In 1914, during the reign of Alfonso XIII, the government purchased the Palace of Villamejor from Infante Carlos de Borbón-Dos Sicilias, who had owned it since 1906. The purchase was authorized by the Cortes Generales through the Law of June 30, 1914, which granted a credit of two million pesetas —US$0.372 million, — to the Presidency of the Council of Ministers, of which, 1.9 million were for the purchase of the property and the remaining 100,000 pesetas to cover the costs of moving and installing the prime-ministerial services. The prime-ministerial office, which had been temporarily housed in the Palace of Justice (Convent of the Salesas Reales) since 1910, moved to this new location in 1915.

The Presidency was housed in the aforementioned Villamejor Palace until 1977. At the end of 1976, when the democratic transition began, it was considered that, for security reasons, the Government Headquarters should be moved out of the city center and the historic Palace of Moncloa was chosen as the new headquarters. The Moncloa Palace had been rebuilt during the dictatorship, since the Civil War completely destroyed it and since the 1950s it had acted as the residence of foreign heads of state who visited the country.

Today, the Moncloa Palace serves only as the residence of the head of government and his family, as well as for official events, since the presidential services have been distributed among the different buildings that have been built around the palace since the 1980s.
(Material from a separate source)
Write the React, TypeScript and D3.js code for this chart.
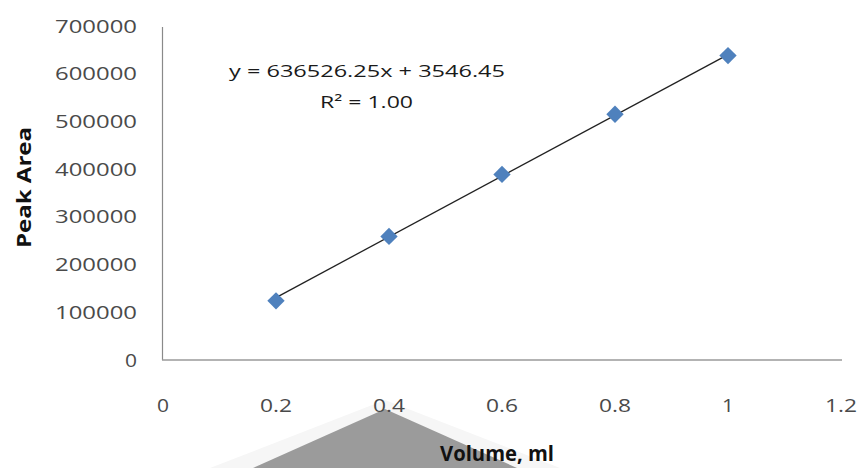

Currently, the Moncloa Government Complex consists of 16 buildings, and also houses the headquarters of the Ministry of the Presidency.

== Budget ==
As it is not currently a ministerial department, the Office of the Prime Minister does not have its own budget section and it is financed mainly through the section of the Ministry of the Presidency, Justice and Relations with the Cortes.

Thus, for the fiscal year 2023, extended to 2026, the Office has a budget of 134 million euros, participating in two programs of the aforementioned Ministry:

- Program 912M "Presidency of the Government", endowed with 55.6 million euros, which covers the expenses of the Cabinet Office, the General Secretariat, the rest of the departments and the meetings of the Council of Ministers.
- Program 921Q "Information coverage", endowed with 78.4 million euros, which covers the expenses of the Secretariat of State for Press.